Que la casa de Geronte sea un lujoso vagón de tren más bien parecido a un salón de burdel del siglo XIX con su falsa opulencia no molesta demasiado. Pero el director debió evitar ciertas actitudes de la protagonista que en vez de excitante o seductora la vuelven algo ridícula. Es cierto que hacer creíbles a los dos principales es siempre un problema, pero Álvarez en el aspecto actoral logró mayor credibilidad (ayuda que haya adelgazado). Ahora bien, es cierto que ella estuvo más homogénea en su desempeño vocal, que no pasó de la corrección profesional por la impersonalidad del timbre y un fraseo genérico que sólo logró más interés en el último acto (pero las notas filadas fueron breves y escasas, ‘L’ora o Tirsi’ pasó desapercibida) y hubo algún intento de protesta también con ella.

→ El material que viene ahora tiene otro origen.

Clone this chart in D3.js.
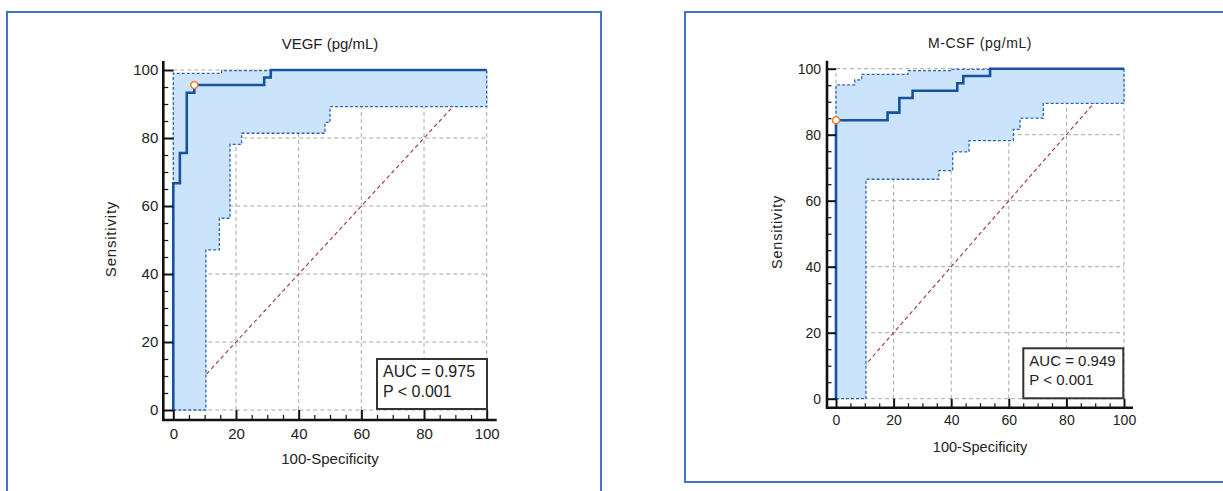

Pero la lluvia de silbidos que recibió a Álvarez fue injusta. No estuvo bien, pero tampoco mal. Las notas agudas son cada vez más duras, los portamentos frecuentes, la respiración corta, y la voz pierde volumen a partir del centro (y en cualquier caso está algo más reducida en este aspecto), pero se dejó literalmente la piel y al parecer estaba con una alergia (nadie lo anunció). En cualquier caso, y pensando que debe cantar el mismo título en el Met próximamente, se comprende que haya decidido retirarse. El resto de las funciones las cantó Roberto Aronica, de quien mucho y bien he oído hablar, tanto en los ensayos como en la primera función. Como a los caprichos del público las estrellas oponen los propios (probablemente con razón) tal vez habría que evitar en el futuro situaciones parecidas.
Cavalletti cantó como siempre de modo monótono, pero gritó menos de lo previsto ( e incluso algún agudo se escuchó fijo) e intentó representar lo que se le pedía. El mejor en absoluto, tanto en lo vocal como en lo escénico, fue el excelente Lepore. Los demás estuvieron correctos y sin relieve, y el tenor que tuvo que hacer frente al tripe papel estuvo mejor en los menos exigentes (maestro de baile y farolero), pero Edmondo le costó lo suyo.
El coro estuvo, como siempre, magnífico y la orquesta deslumbrante. Pero hasta en esto ha habido un pero. Chailly es un excelentísimo director, pero esta vez pareció indiferente a las necesidades del escenario, con unos tiempos más bien lentos, y una dinámica que ciertamente no ayudó para resultar en los dos primeros actos más bien poco implicado a fuerza de buscar y rebuscar en una partitura que además decidió ofrecer como en el día de su estreno absoluto (con un concertante en el primer acto que poco o nada agrega, algunos pequeños puntos en el segundo, y sobre todo, la primera versión de ‘Sola, perduta, abbandonata’, más larga y menos interesante que la que Puccini decidió finalmente dejar.
Probablemente este tipo de trabajo filológico serviría más en un festival especializado -claro que con Torre del Lago no se puede contar- y no en un título normal de una temporada habitual). Las cosas mejoraron a partir del tercer acto, pero extrañamente aún en el célebre ‘intermezzo’ el sentimiento -distinto del sentimentalismo- pareció algo ausente. También es raro que el maestro no saliera a saludar solo, como sí hicieron los otros con los riesgos señalados.
Mucha asistencia, mucha expectativa, y me temo que mucho juicio sumario formulado antes de levantarse el telón.